In the end, the transfer was not approved, but “there was significant discussion about whether we should allow West View to sell credits when their Affordable Housing Agreement was about to expire,” the memo states.

In August 2019, West View again requested that OHCD approve the transfer of five credits to the same investor. Gyotoku reminded Budhabhatti of the correct procedure to transfer credits, including the production of corporate documents indicating that the parties to the transfer are empowered to execute the transfer on behalf of their respective businesses.

In 2021, Budhabhatti was still trying to flog the excess credits to Hawaii One 1 Investors. When the OHCD was slow to respond, he emailed county deputy managing director Bobby Command, complain- ing about “the kind of 2nd rate treatment we the developers [sic] get from OHCD. Something is wrong here.”

That got the attention of Kunz. In an email to Bailey, she wrote, “I am concerned that now it is going to the mayor’s office … This is unacceptable… I keep hearing Raj’s name but I am not familiar with him or his project.” (Kunz – then known as Susan Akiyama – had signed off on the West View affordable housing agreement in 2015, when she was housing administrator under Mayor Billy Kenoi.)

Bailey responded with the long memo referenced above, reciting the troubled history of dealing with the excess credits assigned to Budhabhatti.

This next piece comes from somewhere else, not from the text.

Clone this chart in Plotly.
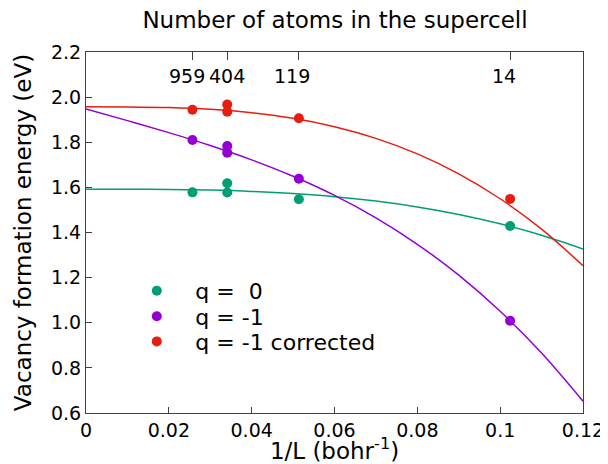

Finally, on March 7 of this year, Kunz replied to Budhabhatti’s request to assign credits. She recapped the history of credit assignments from the West View balance and noted that his accounting – that he had 49 credits – disagreed with OHCD’s accounting, which included the four credits transferred to Luna Loa, leaving West View with just 45.

If Budhabhatti still wanted to transfer credits, she said, he would need to submit a revised form, reflecting a corrected accounting of credits, to the housing administrator, as well as documents attesting to the corporate authority of the parties involved.

There was no response to Kunz’s letter in the files reviewed by Environment Hawai‘i.

If, as Environment Hawai‘i was told, Budhabhatti’s excess credits have been impounded by the U.S. Marshals Office, the matter may be moot.